2 May 2022
Positions

The Confederation of European Forest Owners (CEPF) welcomes the opportunity to express first views on the European Commission’s initiative to develop EU rules on certifying carbon removals.

European forest owners offer key solutions for EU´s ambitious climate work in many essential ways: sustainably managed forests sequestrate carbon (sink), store carbon in forests and wood products (storage), and replace fossil-based and other carbon intensive materials and energy with woody biomass (substitution).

CEPF notes that the target audience of the carbon certification initiative foresees ”foresters and industrial companies operating the capture and storage of carbon”. Since sustainable forest management (SFM) contributes to the climate change mitigation and adaptation, forest owners should be encouraged to manage their forests to keep their forests healthy and resilient. Nevertheless, ensuring a strong action to reduce fossil emissions via substitution should be equally important as incentivising to increase carbon removals in forests.

The Commission´s roadmap on the sustainable carbon cycles refers that carbon farming is key to support especially reforestation, afforestation and forest restoration activities. To build transparent rules to monitor, report and verify carbon removals, the EU should consider different forests and sustainable forest management practices around the EU. To reach the EU climate-neutrality and biodiversity objectives, not only a few activities should be accounted towards the target of carbon farming, but all relevant sustainable forest management practices should be well incentivised and rewarded. CEPF emphasises, that the carbon removal certification initiative should not result in postponing important management practices which are needed for ensuring forests´ multiple benefits.

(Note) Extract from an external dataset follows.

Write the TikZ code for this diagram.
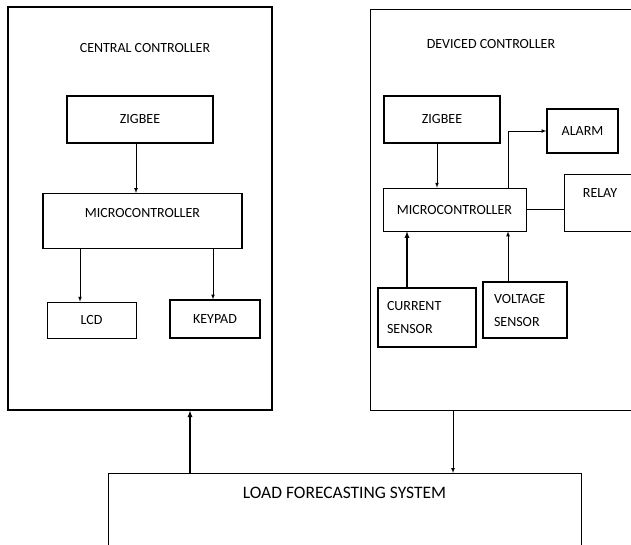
\documentclass[tikz,border=0pt]{standalone}
\usepackage{fontspec}
\setmainfont{Carlito}
\begin{document}
\begin{tikzpicture}[x=1pt,y=-1pt,>=latex,
        box/.style={draw,inner sep=0pt,font=\fontsize{14}{23}\selectfont},
        lite/.style={line width=0.7pt},
        heavy/.style={line width=1.2pt}]
    \useasboundingbox (0,0) rectangle (631,544);
    \clip (0,0) rectangle (631,544);

    % the two controller frames
    \node[box,heavy,minimum width=264,minimum height=403] (ctrlL) at (140,208.5) {};
    \node[box,lite,minimum width=300,minimum height=401] (ctrlR) at (520,209.5) {};
    \node[font=\fontsize{14}{17}\selectfont] (titleL) at (145,48) {CENTRAL CONTROLLER};
    \node[font=\fontsize{14}{17}\selectfont] (titleR) at (491,44) {DEVICED CONTROLLER};

    % central controller blocks
    \node[box,heavy,minimum width=146,minimum height=47] (zbL) at (140,119.5) {ZIGBEE};
    \node[box,heavy,anchor=north,minimum width=199,text height=23.5,text depth=31.5] (mcL) at (142.5,193) {MICROCONTROLLER};
    \node[box,lite,minimum width=89,minimum height=36] (lcd) at (91.5,320) {LCD};
    \node[box,heavy,minimum width=90,minimum height=38] (kpd) at (215,319) {KEYPAD};

    % device controller blocks
    \node[box,heavy,minimum width=116,minimum height=47] (zbR) at (442,119.5) {ZIGBEE};
    \node[box,lite,minimum width=143,minimum height=43] (mcR) at (454.5,209.5) {MICROCONTROLLER};
    \node[box,heavy,minimum width=71,minimum height=44] (alarm) at (582.5,131) {ALARM};
    \node[box,lite,anchor=north,minimum width=72,text height=23.5,text depth=33.5] (relay) at (600,174) {RELAY};
    \node[box,heavy,minimum width=98,minimum height=59,text width=80,align=left] (cur) at (427,317.5) {CURRENT\\SENSOR};
    \node[box,heavy,minimum width=84,minimum height=56,text width=62,align=left] (vol) at (525,310) {VOLTAGE\\SENSOR};

    % forecasting block at the bottom
    \node[box,lite,anchor=north,minimum width=473,text height=25.6,text depth=100,
        font=\fontsize{17.5}{21}\selectfont] (load) at (344.5,473) {LOAD FORECASTING SYSTEM};

    % links inside the central controller
    \draw[lite,->] ([xshift=-4]zbL.south) -- ([xshift=-4]zbL.south |- mcL.north);
    \draw[lite,->] ([xshift=-11.5]lcd.north |- mcL.south) -- ([xshift=-11.5]lcd.north);
    \draw[lite,->] ([xshift=-2]kpd.north |- mcL.south) -- ([xshift=-2]kpd.north);

    % links inside the device controller
    \draw[lite,->] ([xshift=-5]zbR.south) -- ([xshift=-5]zbR.south |- mcR.north);
    \draw[lite,->] ([xshift=53.5]mcR.north) |- (alarm.west);
    \draw[heavy] (mcR.east) -- (mcR.east -| relay.west);
    \draw[heavy,->] ([xshift=-20]cur.north) -- ([xshift=-20]cur.north |- mcR.south);
    \draw[lite,->] ([xshift=-17]vol.north) -- ([xshift=-17]vol.north |- mcR.south);

    % links to and from the forecasting system
    \draw[heavy,->] ([xshift=-154.5]load.north) -- ([xshift=-154.5]load.north |- ctrlL.south);
    \draw[lite,->] ([xshift=-67]ctrlR.south) -- ([xshift=-67]ctrlR.south |- load.north);
\end{tikzpicture}
\end{document}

According to CEPF, important clarifications are needed prior to developing the carbon removal certification in particular regarding the concepts of “nature-based carbon removals” and “enhanced sustainable forest management”. Such concepts must be properly defined and commonly understood and agreed among the EU-decision makers and stakeholders. Therefore, CEPF would welcome to be associated more closely when creating the best possible standards and criteria for carbon removals. Additionally, the Commission should focus on making the role of the EU carbon certification scheme clear in the overall climate policy architecture and on enabling the carbon removals' access to markets.

European forest owners stress that the EU carbon removal certification should be based on voluntary, market-based measures. If needed, CEPF highlights that the EU certification framework should define only the minimum standards and criteria for the certification in order to increase the transparency and level playing field of voluntary carbon markets and should not comprehensively define the certificates. This means that there is no need for the EU to establish a new market platform.

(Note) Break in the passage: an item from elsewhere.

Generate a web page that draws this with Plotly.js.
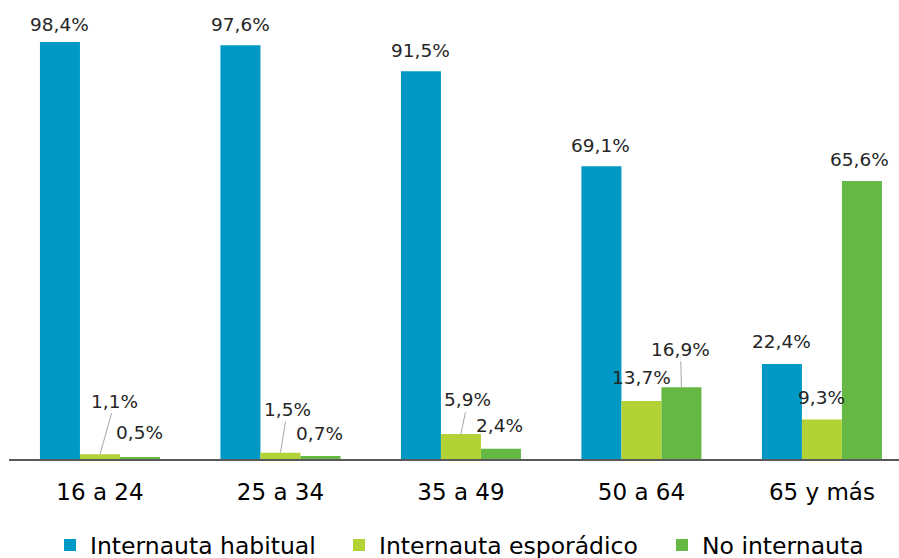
<!DOCTYPE html>
<html>
<head>
<meta charset="utf-8">
<script src="https://cdn.plot.ly/plotly-3.0.1.min.js"></script>
<style>html,body{margin:0;padding:0;background:#fff;}#chart{width:899px;height:558px;}</style>
</head>
<body>
<div id="chart"></div>
<script>
// ---- data ----
const categories = ['16 a 24', '25 a 34', '35 a 49', '50 a 64', '65 y más'];
const seriesNames = ['Internauta habitual', 'Internauta esporádico', 'No internauta'];
const habitual = [98.4, 97.6, 91.5, 69.1, 22.4];
const esporadico = [1.1, 1.5, 5.9, 13.7, 9.3];
const noInternauta = [0.5, 0.7, 2.4, 16.9, 65.6];

// ---- style ----
const colors = ['#0099C6', '#B2D235', '#66B845'];
const bargap = 0.335;
const labelFont = {family: '"DejaVu Sans", sans-serif', size: 18.5, color: '#262626'};
// label offsets in pixels from bar top to label centre; third flag = leader line
const labelStyle = [
  [[0,-17],[0,-21],[0,-21],[-1,-21],[0,-22.5]],
  [[15,-53,1],[7,-43,1],[7,-34,1],[0,-23],[0,-22]],
  [[0,-24],[-1,-23],[-1.5,-23],[-1,-38,1],[-2,-21.5]]
];
const legendNames = ['legend', 'legend2', 'legend3'];
const legendX = [50, 339, 662];   // legend box left edges, px
const legendFont = {family: '"DejaVu Sans", sans-serif', size: 23.5, color: '#000'};

const allSeries = [habitual, esporadico, noInternauta];
const fmt = v => v.toFixed(1).replace('.', ',') + '%';

const traces = allSeries.map((vals, k) => ({
  type: 'bar',
  name: seriesNames[k],
  x: categories,
  y: vals,
  legend: legendNames[k],
  marker: {color: colors[k], line: {width: 0}},
  hoverinfo: 'skip'
}));

const barW = (1 - bargap) / allSeries.length;
const annotations = [];
allSeries.forEach((vals, k) => {
  vals.forEach((v, i) => {
    const st = labelStyle[k][i];
    const a = {
      x: i + (k - (allSeries.length - 1) / 2) * barW,
      y: v, xref: 'x', yref: 'y',
      text: fmt(v), font: labelFont,
      xanchor: 'center', yanchor: 'middle'
    };
    if (st[2]) {
      Object.assign(a, {showarrow: true, ax: st[0], ay: st[1], arrowhead: 0,
        arrowwidth: 1, arrowcolor: '#A6A6A6', standoff: 0, startstandoff: 0});
    } else {
      Object.assign(a, {showarrow: false, xshift: st[0], yshift: -st[1]});
    }
    annotations.push(a);
  });
});

const layout = {
  width: 899, height: 558,
  margin: {l: 9, r: 0, t: 0, b: 99, pad: 0},
  paper_bgcolor: '#ffffff', plot_bgcolor: '#ffffff',
  barmode: 'group', bargap: bargap, bargroupgap: 0,
  font: {family: '"DejaVu Sans", sans-serif', color: '#000'},
  xaxis: {
    type: 'category', range: [-0.504, 4.427],
    showline: true, linecolor: '#595959', linewidth: 1.5,
    ticks: '', showgrid: false, zeroline: false, ticklabelstandoff: 12,
    tickfont: {family: '"DejaVu Sans", sans-serif', size: 23, color: '#000'},
    fixedrange: true
  },
  yaxis: {range: [0, 108.3], visible: false, showgrid: false, zeroline: false, fixedrange: true},
  showlegend: true,
  annotations: annotations
};
legendNames.forEach((ln, k) => {
  layout[ln] = {
    orientation: 'h', xref: 'container', x: legendX[k] / 899, xanchor: 'left',
    yref: 'container', y: 0.023, yanchor: 'middle',
    font: legendFont, bgcolor: 'rgba(0,0,0,0)', borderwidth: 0
  };
});

Plotly.newPlot('chart', traces, layout, {displayModeBar: false, staticPlot: true});
</script>
</body>
</html>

Finally, such initiative to encourage carbon removals and storage should not be seen as the only way to support forests' contribution to the EU carbon neutrality objective. This initiative must also give a right signal to bioeconomy and other forest-based objectives, like producing high-quality wood. Keeping this in mind, the initiative should also enable a carbon market for wood products and carbon emission substitution. Ideally, the Commission could ensure that all relevant bio-based product categories are included and develop a methodology to account for the corresponding positive substitution effects.

Lastly, the European forest owners underline that the carbon certification mechanism should not restrict sustainable harvesting levels which play a major role in wood availability, job creation in rural areas and the viability of the European forest sector.